Ohio elections chief orders counties to upgrade security
COLUMBUS (AP) — Ohio’s elections chief ordered county boards of elections on Tuesday to undergo a host of security upgrades that he says will guard against cyberattacks and other threats ahead of the 2020 election.
Republican Secretary of State Frank LaRose said his goal is to position Ohio as a national leader in election security that goes beyond voting machines to the boards’ software systems, email accounts and websites.
“Even the most secure IT environments have lists of things that they want to do to become more secure, so it’s not to say that we have some sort of massive vulnerability,” he said. “But we know that when we have computer systems and personnel involved, there’s always room for improvement.”

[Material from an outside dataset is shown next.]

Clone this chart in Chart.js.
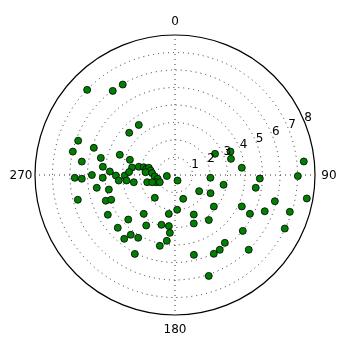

LaRose’s directive expands on the findings of a statewide review conducted last year. He said he is making available up to $12 million in Help America Vote Act money to pay for the upgrades.
The order requires all 88 county boards to request four services from the Department of Homeland Security by July 19: a risk and vulnerability assessment, remote system testing, a communications review and an in-depth hunt for cyber threats.
Each board must also install special intrusion detection devices and a so-called “black box” tool for system security, both provided by LaRose’s office.
LaRose also is requiring any boards that aren’t already to begin using a new, secure email system, to conduct annual cybersecurity and physical security training sessions and to perform criminal background checks on all permanent employees, vendors and contractors who perform sensitive services. Their websites also must be updated and given uniform “.gov” suffixes, he said.
The improvements must be completed by Jan. 31.
“This is about assuring, when the eyes of the world are on Ohio in 2020, that we will have completed this checklist that each county has, to make sure that our election infrastructure is protected,” he said.